◆ **Task to carry out**
Give only the number of lines in these records that contain the word "this".

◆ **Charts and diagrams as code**
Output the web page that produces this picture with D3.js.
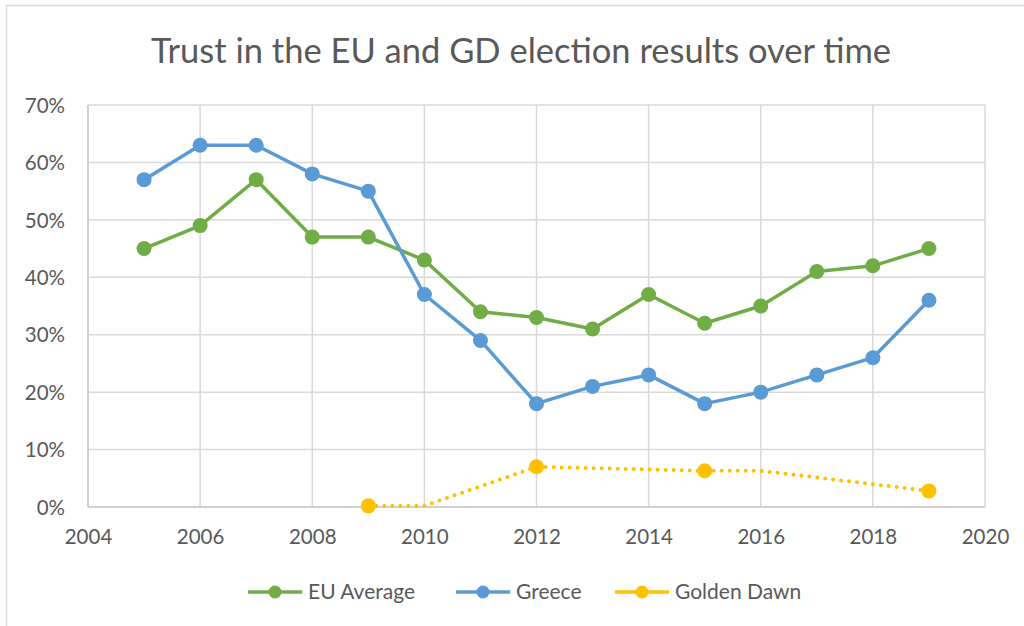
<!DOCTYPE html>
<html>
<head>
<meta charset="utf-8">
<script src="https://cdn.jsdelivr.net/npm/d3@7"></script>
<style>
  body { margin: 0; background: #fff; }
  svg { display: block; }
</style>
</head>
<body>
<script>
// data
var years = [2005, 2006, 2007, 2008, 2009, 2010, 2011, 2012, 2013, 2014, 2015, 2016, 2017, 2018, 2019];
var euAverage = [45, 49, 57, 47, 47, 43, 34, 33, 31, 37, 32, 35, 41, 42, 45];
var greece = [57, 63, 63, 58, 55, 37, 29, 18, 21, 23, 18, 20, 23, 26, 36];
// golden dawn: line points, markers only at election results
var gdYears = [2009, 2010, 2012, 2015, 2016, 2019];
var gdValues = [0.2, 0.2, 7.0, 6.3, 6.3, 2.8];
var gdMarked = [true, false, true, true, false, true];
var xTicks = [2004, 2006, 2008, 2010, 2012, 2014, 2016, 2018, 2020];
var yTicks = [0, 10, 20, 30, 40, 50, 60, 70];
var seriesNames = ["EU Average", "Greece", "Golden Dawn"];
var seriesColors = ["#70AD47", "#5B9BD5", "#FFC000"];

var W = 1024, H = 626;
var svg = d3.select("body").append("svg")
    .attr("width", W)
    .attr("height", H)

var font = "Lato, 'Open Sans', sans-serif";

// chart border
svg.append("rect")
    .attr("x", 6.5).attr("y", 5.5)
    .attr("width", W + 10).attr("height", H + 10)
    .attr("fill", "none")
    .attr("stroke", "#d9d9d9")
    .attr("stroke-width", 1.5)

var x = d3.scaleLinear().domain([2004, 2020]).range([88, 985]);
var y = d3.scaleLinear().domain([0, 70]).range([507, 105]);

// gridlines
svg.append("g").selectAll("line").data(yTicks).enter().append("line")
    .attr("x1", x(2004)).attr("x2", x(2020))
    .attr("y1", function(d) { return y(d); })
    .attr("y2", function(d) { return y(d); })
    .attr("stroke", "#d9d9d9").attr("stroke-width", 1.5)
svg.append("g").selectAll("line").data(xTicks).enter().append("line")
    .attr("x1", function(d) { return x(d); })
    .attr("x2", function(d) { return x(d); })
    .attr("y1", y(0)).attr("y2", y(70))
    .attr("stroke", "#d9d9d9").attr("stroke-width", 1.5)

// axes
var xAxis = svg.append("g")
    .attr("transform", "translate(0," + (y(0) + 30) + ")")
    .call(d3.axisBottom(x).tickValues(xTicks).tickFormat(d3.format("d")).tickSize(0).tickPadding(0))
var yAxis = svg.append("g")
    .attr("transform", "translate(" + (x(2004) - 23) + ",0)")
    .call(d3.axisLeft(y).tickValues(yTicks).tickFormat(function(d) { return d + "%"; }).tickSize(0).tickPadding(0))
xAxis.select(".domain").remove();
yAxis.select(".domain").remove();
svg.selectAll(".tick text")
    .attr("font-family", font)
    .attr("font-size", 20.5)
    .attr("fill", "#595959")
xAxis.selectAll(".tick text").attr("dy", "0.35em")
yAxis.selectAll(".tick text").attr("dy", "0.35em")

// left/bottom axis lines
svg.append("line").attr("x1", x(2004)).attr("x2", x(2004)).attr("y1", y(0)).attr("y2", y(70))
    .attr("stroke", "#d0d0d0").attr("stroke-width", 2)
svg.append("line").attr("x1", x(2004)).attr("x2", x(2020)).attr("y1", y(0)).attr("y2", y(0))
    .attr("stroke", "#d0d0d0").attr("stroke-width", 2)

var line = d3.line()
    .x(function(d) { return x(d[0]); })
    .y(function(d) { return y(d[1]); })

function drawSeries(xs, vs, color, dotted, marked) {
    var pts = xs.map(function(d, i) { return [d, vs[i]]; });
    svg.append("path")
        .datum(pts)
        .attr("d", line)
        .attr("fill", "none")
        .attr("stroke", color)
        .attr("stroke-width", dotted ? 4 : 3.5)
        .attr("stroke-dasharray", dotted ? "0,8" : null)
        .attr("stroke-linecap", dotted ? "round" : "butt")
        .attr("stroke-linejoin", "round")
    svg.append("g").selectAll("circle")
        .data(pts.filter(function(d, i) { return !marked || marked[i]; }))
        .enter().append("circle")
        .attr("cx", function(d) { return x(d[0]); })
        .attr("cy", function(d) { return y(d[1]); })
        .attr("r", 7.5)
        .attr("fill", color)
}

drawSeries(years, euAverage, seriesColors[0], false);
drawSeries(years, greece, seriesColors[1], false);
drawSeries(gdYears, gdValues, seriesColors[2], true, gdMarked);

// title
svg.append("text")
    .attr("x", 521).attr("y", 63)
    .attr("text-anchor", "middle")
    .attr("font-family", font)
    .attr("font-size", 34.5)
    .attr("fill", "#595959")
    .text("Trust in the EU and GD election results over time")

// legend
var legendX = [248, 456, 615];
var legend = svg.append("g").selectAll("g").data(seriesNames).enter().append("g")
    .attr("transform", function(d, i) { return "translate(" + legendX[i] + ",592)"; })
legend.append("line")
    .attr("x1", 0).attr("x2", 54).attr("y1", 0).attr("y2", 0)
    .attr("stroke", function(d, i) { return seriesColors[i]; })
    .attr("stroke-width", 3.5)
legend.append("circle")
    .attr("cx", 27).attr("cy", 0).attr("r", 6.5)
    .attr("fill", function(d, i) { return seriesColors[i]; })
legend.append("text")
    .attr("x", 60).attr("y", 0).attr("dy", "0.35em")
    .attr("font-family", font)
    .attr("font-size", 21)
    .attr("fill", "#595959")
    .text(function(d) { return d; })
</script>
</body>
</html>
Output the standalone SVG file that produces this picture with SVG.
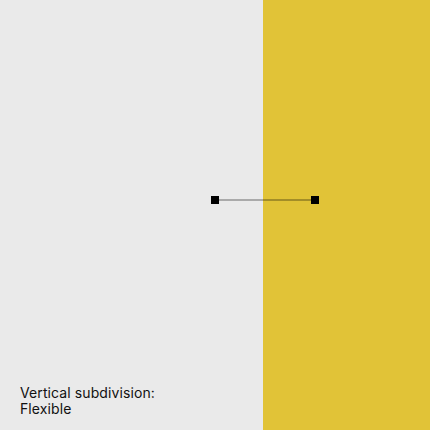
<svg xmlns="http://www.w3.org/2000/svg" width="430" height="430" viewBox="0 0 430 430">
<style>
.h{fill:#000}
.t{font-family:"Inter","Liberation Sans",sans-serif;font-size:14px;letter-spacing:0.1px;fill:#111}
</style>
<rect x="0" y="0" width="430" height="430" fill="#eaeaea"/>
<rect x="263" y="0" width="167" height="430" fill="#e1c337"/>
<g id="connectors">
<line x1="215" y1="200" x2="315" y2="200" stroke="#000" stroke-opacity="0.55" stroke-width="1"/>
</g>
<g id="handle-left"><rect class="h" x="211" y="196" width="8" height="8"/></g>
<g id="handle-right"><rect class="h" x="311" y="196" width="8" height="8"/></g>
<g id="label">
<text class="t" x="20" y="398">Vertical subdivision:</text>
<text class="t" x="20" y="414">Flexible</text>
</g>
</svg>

◆ **Solution below**
2